When we left, the big news was; the NBL players and owners had agreed to play basketball, Tyson's return to boxing, and the melodrama in Congress of impeaching the president. Upon reaching Tlachichuca, we found that these people were not much interested in this stuff. These peoples' lives evolved around other priorities: their families, the church, and the local community. The reality of hard work in their daily lives could be seen in their faces and on their hands. The big news here was that John Paul II was coming to Mexico! John Paul H's 1979 reference as "Mexico, always faithful" had evolved into a special relationship between him and the Mexican People. The mention of his visit brought many smiles.
Next morning after a great breakfast, we loaded our gear into Joaquin's truck and headed for 12,000'. Joaquin took us to a seldom used camp site at 12,600'. This had great vistas of both Orizaba and the valley below. We were still below the tree line and were able to have a nice fire before turning in for the night. Before Joaquin left to return home for the night, we had asked him to check the weather report for our summit day.
The next day Joaquin arrived in his 4WD Ford truck to take us up to the Piedra Grande hut. He hadn't forgotten our request. On his way he had checked in with the local Indians and had gotten their weather forecast. The Indians don't use such stuff like high pressure, frontal systems, or other technical terms but characterize the weather by what is typical for a month. Their forecast was "Weather-like-May" was actually a good forecast. So there you have it; armed with the official Indian weather forecast, we were now ready to proceed up the mountain.
On arriving at Piedra Grande, the place looked a little bleak, no trees, grass, birds or animals. Otherwise, the Octavio Alvarez Hut was in a fair condition. During our stay, the hut was housing about 18 climbers. Our only major problem was keeping the door closed. With some polite discussion and coaching, we were able to finally keep the door somewhat closed and the cross wind minimized through the night.
The next day we climbed up to 16, 100' and established our high camp. We encountered the most difficult climbing of the trip, negotiating an ice and hard snow band from 15,500' to 16,000'. We settled in our tents early as the sun set and the temperature plummeted. I don't believe anyone got much sleep, just laying in your bag required an elevated respiration rate.
The next day we were up early, but we were all slow getting ready to leave.

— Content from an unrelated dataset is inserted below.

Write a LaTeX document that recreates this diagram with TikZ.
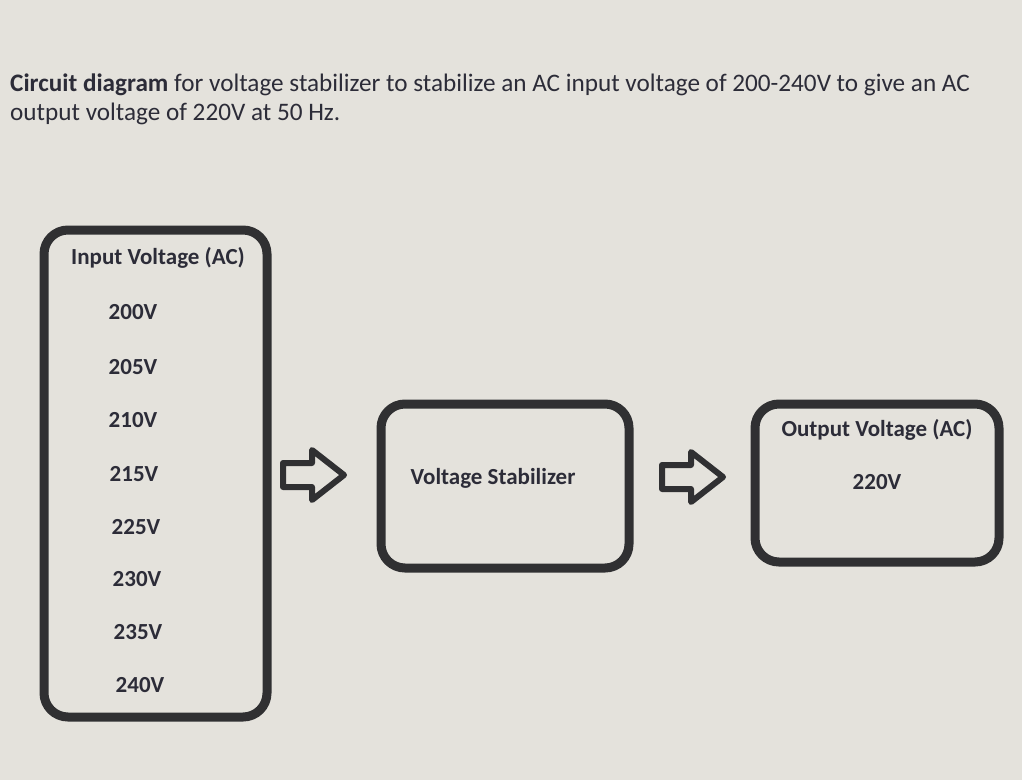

Things just take longer at 16,000'. Soon we were rest-stepping on the Jamapa Glacier and could see the beginning of a Weather-like-May day in the making as predicted. As the hours passed, we continued up Ruta Espinoza route and could see and occasional puff of smoke and ash from Popo about 100 miles to the west. As I walked up to the summit I felt like a steam locomotive pulling into the station. As I leaned on my ice axe, laboring to catch my breath, and peered down into the huge crater that is invisible from below. As we enjoyed the awesome view of the massive crater and the great vista from the summit, I reflected on our success. I realized that although planning is essential, luck especially with the weather had a lot to do with it.
I would like to acknowledge the contributions of the team members. Joe White (a.k.a. "Jose Blanco") did a great job of route finding on the mountain. The exact location of the summit on the crater rim is difficult to determine from below. Joe was able to lead the team precisely to the summit. Terry Flood did an outstanding job as the team interpreter. Anyone planing a private trip like this needs someone on the team that can communicate with the local people. Sue Holloway (a.k. a. "Mustang Susie") always maintained a positive attitude and kept the teamwork among us guys on track.